Osservare il mondo e imparare a farsi domande

Pensiero ecologico e National Geographic

[di Rosa Tiziana Bruno]

Educare al pensiero ecologico, di Rosa Tiziana Bruno (Topipittori, 2020).

I libri hanno gambe lunghe che li portano lontanissimo e nei posti più impensati. Non si spiegano altrimenti i fatti sorprendenti della scorsa primavera, accaduti nel buio del mio studio, in una notte di fine marzo.

Ero al computer, intenta a chiudere l’ultimo file della giornata, quando ho sentito il trillo che annunciava l’arrivo di una mail.

- Chi sarà a quest’ora? – mi sono chiesta, sbadigliando. Sulle prime ho pensato a un messaggio spam, decidendo frettolosamente di ignorarlo. Ma un istante dopo la curiosità ha preso il sopravvento. No, non si trattava di noiosa pubblicità, bensì un invito che arrivava dalla lontana città di Washington. A scrivermi era la responsabile del dipartimento educativo del National Geographic che, in un inglese chiaro e inequivocabile, mi comunicava di aver letto alcuni stralci del saggio Educare al pensiero ecologico. Argomentava di essere rimasta colpita dal percorso didattico Fiabadiario, trovandolo utilissimo per avvicinare bambini e ragazzi al mondo naturale. In realtà lei lo chiamava Tale-diary, traducendo alla maniera americana un termine che mai avrei pensato potesse varcare l’oceano.

Illustrazione per La grande quercia, di Gerda Muller, edizioni Natura e Cultura 2018.

Non so in che modo il National Geographic sia venuto a conoscenza del mio libro, è probabile che a fare da ponte sia stata la partecipazione al premio UNESCO-Japan 2021. Poche settimane prima, infatti, il progetto Educare al pensiero ecologico era stato candidato al premio internazionale sull’educazione alla sostenibilità, in rappresentanza dell’Italia.

Ma non mi andava di indagare a fondo, è bello che certi piccoli misteri restino tali. In attesa di conoscere la decisione della giuria, quello che ora mi riempie di gioia è il gran bel viaggio che questo saggio Topipittori sta compiendo. Tornando all’inaspettata mail di quella notte di fine marzo, l’ultima frase, subito prima dei saluti, recitava così: «Saremmo lieti e onorati di accoglierla nella grande famiglia del National Geographic».

Quella frase segnò l’inizio di un’avventura assolutamente entusiasmante, anche se a tratti faticosa. Accettando l’invito, ho dovuto affrontare lunghi mesi di formazione, tra lezioni a distanza in inglese e complessi esercizi da svolgere quotidianamente, ma alla fine ce l’ho fatta: sono diventata un’educatrice National Geographic.

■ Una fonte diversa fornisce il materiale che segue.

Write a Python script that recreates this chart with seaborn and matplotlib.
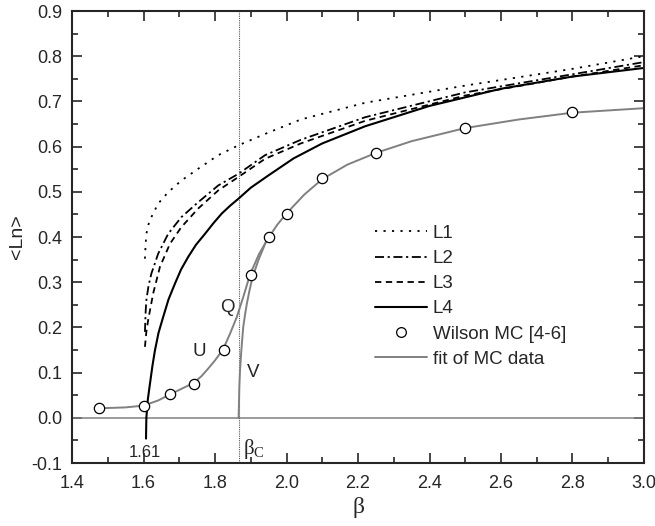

Cosa significa esattamente essere un’educatrice del National Geographic? La risposta sarebbe lunghissima, ma provando a sintetizzarla in una parola, possiamo usare un verbo: esplorare.

Alla base di tutto c’è l’approccio esplorativo finalizzato a cercare le relazioni fra le cose, per osservare il mondo e imparare a farsi domande. L’obiettivo è dunque incoraggiare una mentalità da esploratore, attraverso percorsi didattici che insegnino a guardare le cose oltre ciò che già crediamo di sapere, coltivando una mentalità aperta al possibile. Questo modo di intendere l’educazione contempla, tra i suoi aspetti fondamentali, che l’adulto si ponga sempre accanto ai bambini e ai ragazzi, orientato a conoscere il mondo insieme a loro. Ed è esattamente lo stesso pensiero di fondo che anima la strategia educativa del Fiabadiario, descritta nel saggio Educare al pensiero ecologico.

Sarà per questo, forse, che mi sono subito sentita a mio agio nella famiglia del National Geographic, composta da educatori provenienti da ogni continente, in un puzzle coloratissimo di volti e lingue differenti. Ho in mente dei progetti da realizzare insieme a loro, chissà se mai ci riuscirò, ma intanto abbiamo iniziato a scambiarci idee e speranze. Ed è successo che il diagramma del Fiabadiario, balzato fuori dal saggio, ora parla anche inglese e viaggia da un continente all’altro:

Sì, i libri hanno gambe lunghe per fare il giro del mondo.